Note 6: Intangible asset - intellectual property

 

On May 11, 2012, the Company entered into a Contribution and Sale Agreement (the “Sale Agreement”) with J&S Gaming, Inc. (“J&S”), and MGT Gaming, Inc. (“MGT Gaming”) for the acquisition of U.S. Patent #7,892,088, entitled “Gaming Device Having a Second Separate Bonusing Event” (“The Patent”). The Patent acquired was recorded at its estimated fair value of $1,913 at the date of closing in exchange for $200 cash and a four (4) year warrant to purchase 350,000 shares of the Company’s Common stock at an exercise price of $4.00 per share, subject to certain anti-dilution provisions (the “Warrants”).

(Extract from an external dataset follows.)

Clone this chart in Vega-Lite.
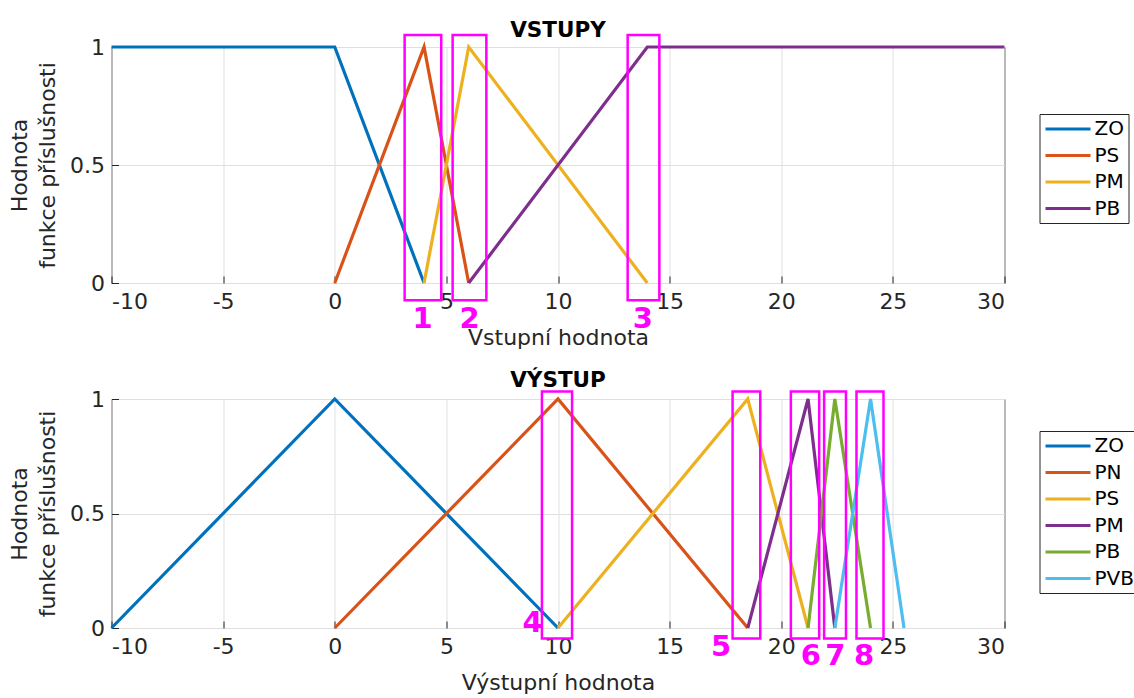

Due to certain anti-dilution provisions, the Warrants are recorded as a liability, and consequently “marked-to-market” to the fair value at the end of each reporting period. On May 17, 2013, as disclosed in a Current Report on Form 8-K, the Company obtained Waiver Agreements from Warrant holders, and the affected Warrants will be treated as equity in the quarter ending June 30, 2013.

 

The intellectual property is subject to amortization and will be expensed using the straight-line method, over the nine year remaining life of the patent. Amortization expense on intangible assets for the three months ended March 31, 2013 and 2012, was $52 and $nil, respectively. Amortization expense is expected to be approximately $204 for each of the next five fiscal years.